I second the suggestion to factor the platform-specific stuff out, and use whichever appropach is fastest for each platform. Be sure to benchmark -- don't ever make assumptions about performance.
Your memory-mapped solution should be as much as 10x faster than the file solution even in Linux. That is the speed I experience in my test cases.
Each file access system call takes hundreds of CPU cycles to complete. Time which your program could be using to do real work.

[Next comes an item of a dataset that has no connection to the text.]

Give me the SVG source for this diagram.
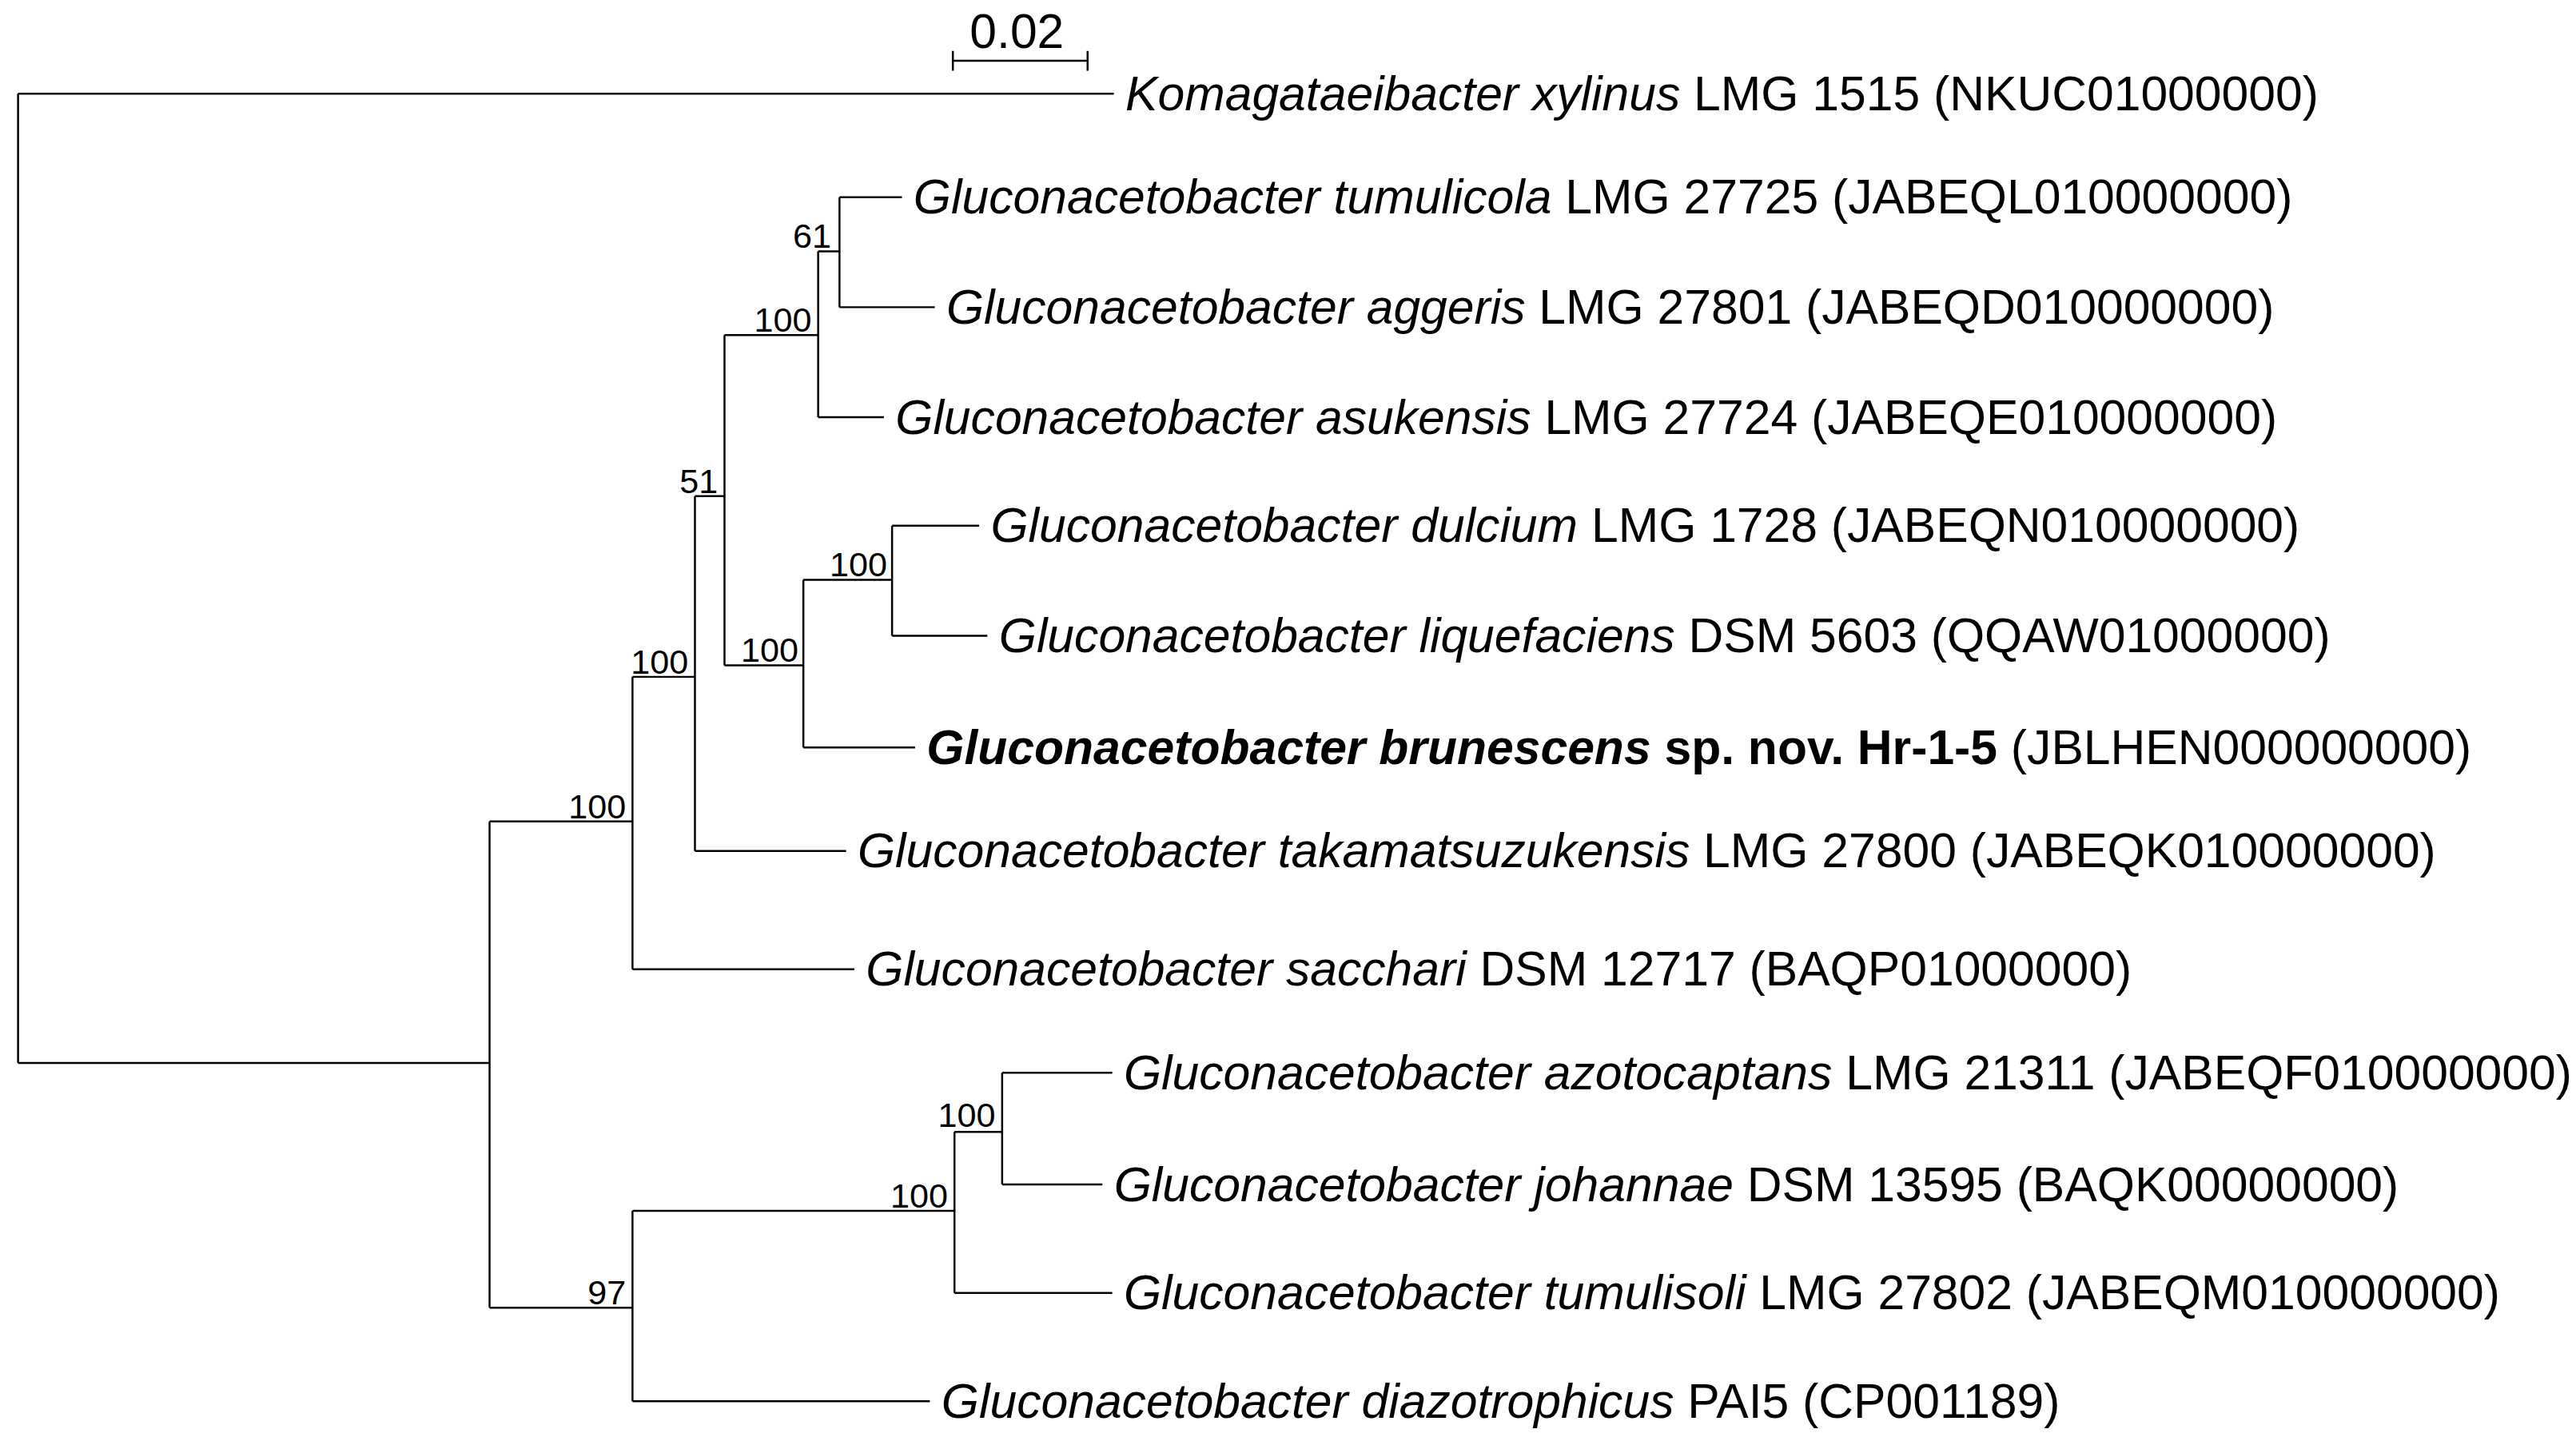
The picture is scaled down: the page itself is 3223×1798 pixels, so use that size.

One explanation for why the speeds are similar could be that your memory map has not been used before. When a memory mapped page is accessed for the first time it must be assigned to a physical page of RAM and zeroed out or if it is a disk file it must be loaded from disk into RAM. All of that takes a considerable amount of time.
If you touch (read or write a value) each 4K of RAM before using it you should see a significant speed increase in the memory map.